Faut-il alors faire disparaître les managers ?

Je suis d’accord avec l’idée de supprimer les « bullshit jobs » inefficaces dont l’existence ne fait que compliquer le fonctionnement des entreprises. Mais cela ne veut pas dire qu’il faut aussi supprimer les postes de management. Les managers n’ont au contraire jamais été aussi indispensables dès lors qu’ils remplissent bien leur mission de déclinaison des objectifs stratégiques de l’entreprise au quotidien.

Les dirigeants que vous rencontrez ont-ils conscience du problème ?

Quand vous demandez à un PDG quels sont les bénéfices du numérique pour son entreprise, il n’a le plus souvent aucune réponse à vous donner. C’est révélateur de cette révolution managériale qui reste à faire, et qui est le chaînon manquant de la productivité.

Comment aller vers cette révolution managériale ?

L’entreprise doit donner plus d’autonomie à ses managers et donc laisser plus de place au qualitatif, à la subjectivité, au jugement, au bon sens. Il faut accepter le flou, voire en faire l’apologie – même dans les maths, la logique floue a permis des avancées ! En France, cette autonomie des managers est particulièrement importante, car l’exigence d’équité a conduit à chasser toute subjectivité dans l’évaluation des performances. Or dans des entreprises de plus en plus complexes, la recherche obsessionnelle de clarté et d’équité peut devenir contre-productive.

Quels outils employer ?

Il faut d’abord comprendre ce que les managers font vraiment aujourd’hui, comment ils apportent de la valeur. Cela peut paraître évident, mais c’est en réalité très difficile. Aucun des outils classiques de management n’est ici utile, pas plus que la définition de poste, l’organigramme, ou la connaissance des processus. Il y a toujours une distance entre le travail prescrit et le travail réel. En son temps, Taylor avait compris le travail réel, détecté les temps d’inactivité – voire de sabotage. Il faut à nouveau mesurer cette distance entre le prescrit et le réel en mobilisant les avancées des sciences sociales. Avec cet audit, il devient possible de remettre les managers au coeur de l’action, avec leurs équipes, un lieu que la plupart d’entre eux ont déserté depuis longtemps pour se replier dans des réunions ou leur bureau.

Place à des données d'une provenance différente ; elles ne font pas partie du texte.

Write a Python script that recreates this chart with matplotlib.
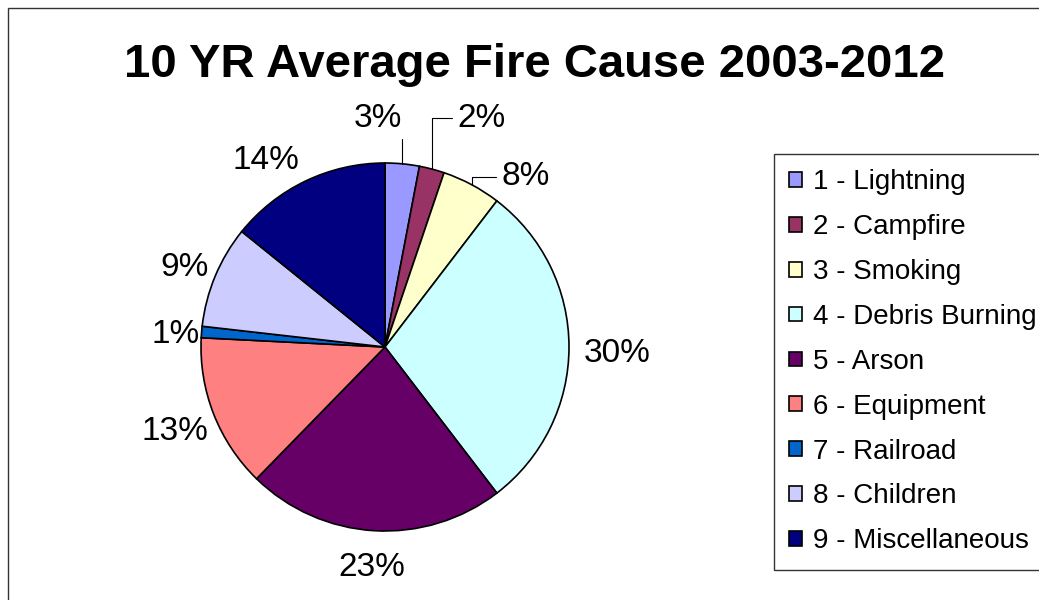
import matplotlib.pyplot as plt
import numpy as np
from matplotlib.patches import Rectangle

# 10 year average fire causes (slice shares, labels as printed)
causes = ['1 - Lightning', '2 - Campfire', '3 - Smoking', '4 - Debris Burning',
          '5 - Arson', '6 - Equipment', '7 - Railroad', '8 - Children',
          '9 - Miscellaneous']
shares = [3.0, 2.2, 5.2, 29.2, 22.7, 13.5, 1.0, 9.0, 14.2]
pct_labels = ['3%', '2%', '8%', '30%', '23%', '13%', '1%', '9%', '14%']
colors = ['#9999FF', '#993366', '#FFFFCC', '#CCFFFF', '#660066',
          '#FF8080', '#0066CC', '#CCCCFF', '#000080']

# label placement: distance from centre (in radii) and turn from mid-angle (deg, clockwise)
label_dist = [1.245, 1.35, 1.20, 1.26, 1.20, 1.23, 1.14, 1.17, 1.20]
label_turn = [-7.1, 8.2, 11.5, 1.5, 0.0, -0.6, -1.2, -1.0, -7.0]
leader = [True, True, True, False, False, False, False, False, False]

plt.rcParams['font.family'] = ['Liberation Sans', 'DejaVu Sans']

fig = plt.figure(figsize=(10.39, 6), dpi=100)
ax = fig.add_axes([0, 0, 1, 1])

cx, cy, r = 385, 253, 184
wedges, _ = ax.pie(shares, colors=colors, startangle=90, counterclock=False,
                   center=(cx, cy), radius=r, frame=True,
                   wedgeprops=dict(edgecolor='black', linewidth=1.2))
ax.set_xlim(0, 1039)
ax.set_ylim(0, 600)
ax.set_aspect('equal')
ax.axis('off')

for w, lab, d, turn, lead in zip(wedges, pct_labels, label_dist, label_turn, leader):
    mid = np.deg2rad((w.theta1 + w.theta2) / 2)
    tx = np.deg2rad((w.theta1 + w.theta2) / 2 - turn)
    pos = (cx + d * r * np.cos(tx), cy + d * r * np.sin(tx))
    if lead:
        edge = (cx + r * np.cos(mid), cy + r * np.sin(mid))
        side = 1.0 if pos[0] < edge[0] else 0.0
        ax.annotate(lab, xy=edge, xytext=pos, ha='center', va='center',
                    fontsize=24,
                    arrowprops=dict(arrowstyle='-', color='black', lw=0.8,
                                    shrinkA=2, shrinkB=0, relpos=(side, 0.5),
                                    connectionstyle='angle,angleA=0,angleB=90,rad=0'))
    else:
        ax.text(pos[0], pos[1], lab, ha='center', va='center', fontsize=24)

fig.text(535 / 1039, 1 - 65 / 600, '10 YR Average Fire Cause 2003-2012',
         ha='center', va='center', fontsize=34, fontweight='bold')

leg = fig.legend(wedges, causes, loc='upper left',
                 bbox_to_anchor=(774 / 1039, 1 - 154 / 600),
                 fontsize=20, frameon=True, fancybox=False, edgecolor='black',
                 handlelength=0.44, handleheight=0.44, handletextpad=0.4,
                 labelspacing=0.68, borderpad=0.55, borderaxespad=0)
leg.get_frame().set_linewidth(1.0)

# outer chart-area border
fig.patches.append(Rectangle((8 / 1039, -0.1), 1.2, 1 - 8 / 600 + 0.1,
                             transform=fig.transFigure, fill=False,
                             edgecolor='#333333', linewidth=1.0))

fig.savefig('out.png', dpi=100)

Concrètement, comment se traduit ce repositionnement ?

Le manager doit gérer un système, non des individus. Il ne doit plus forcément prendre les décisions mais créer les conditions pour que les équipes prennent les bonnes décisions. Par-dessus tout, il doit favoriser la coopération dans l’entreprise. La coopération est un processus horizontal qui ne peut pas se mesurer à l’échelle individuelle, mais elle doit être évaluée et cette évaluation est forcément subjective. Quand on peut se passer de la subjectivité du manager, on peut se passer du manager lui-même. Et pour gérer un système, le manager doit être sur le terrain, maîtriser la technique. Aujourd’hui, la complexité est beaucoup moins grande vue du sommet que vue de la base : cet écart doit absolument être réduit. Le manager peut alors poser deux questions essentielles à chacun de ses collaborateurs : en quoi puis-je t’aider ? Et quelle aide peux-tu apporter ? La relation de pouvoir en entreprise est par nature asymétrique. Les collaborateurs dépendent plus du manager que l’inverse. Mais en posant ces questions, le manager peut mettre cette inévitable relation de dépendance au service du bien commun.

Dans cette nouvelle organisation, que devient le chef d’entreprise ?

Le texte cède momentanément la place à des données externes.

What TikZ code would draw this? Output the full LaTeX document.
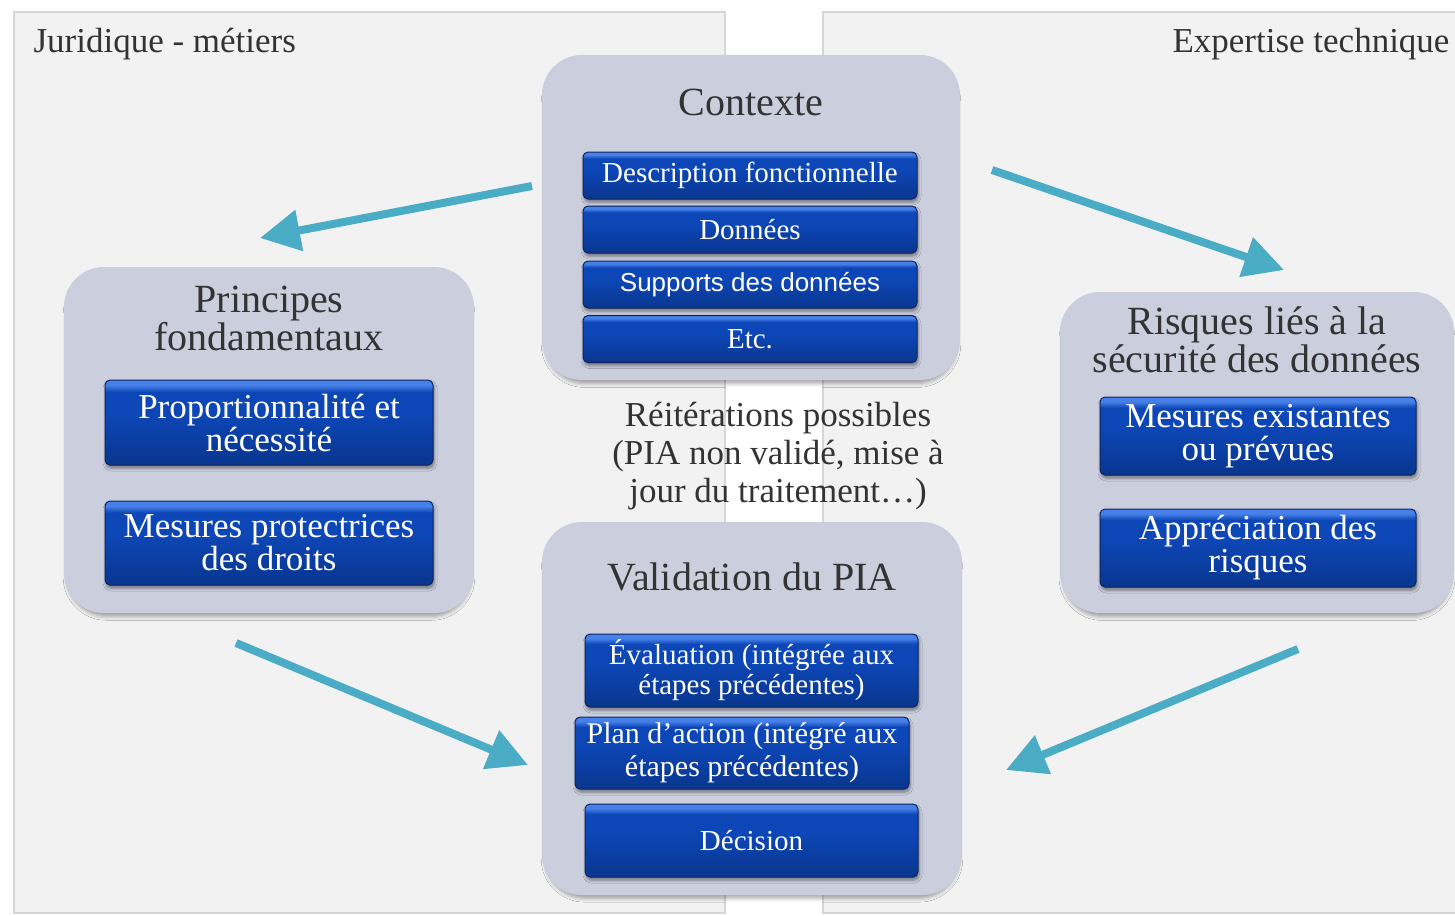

Il impulse le changement. Cette impulsion ne peut pas être déléguée au directeur financier, au responsable des ressources humaines ou au directeur de l’informatique. Elle doit venir du sommet car le changement est systémique, il porte sur le système lui-même. Le chef d’entreprise n’est plus chef d’orchestre. C’est l’innovateur en chef de l’entreprise elle-même.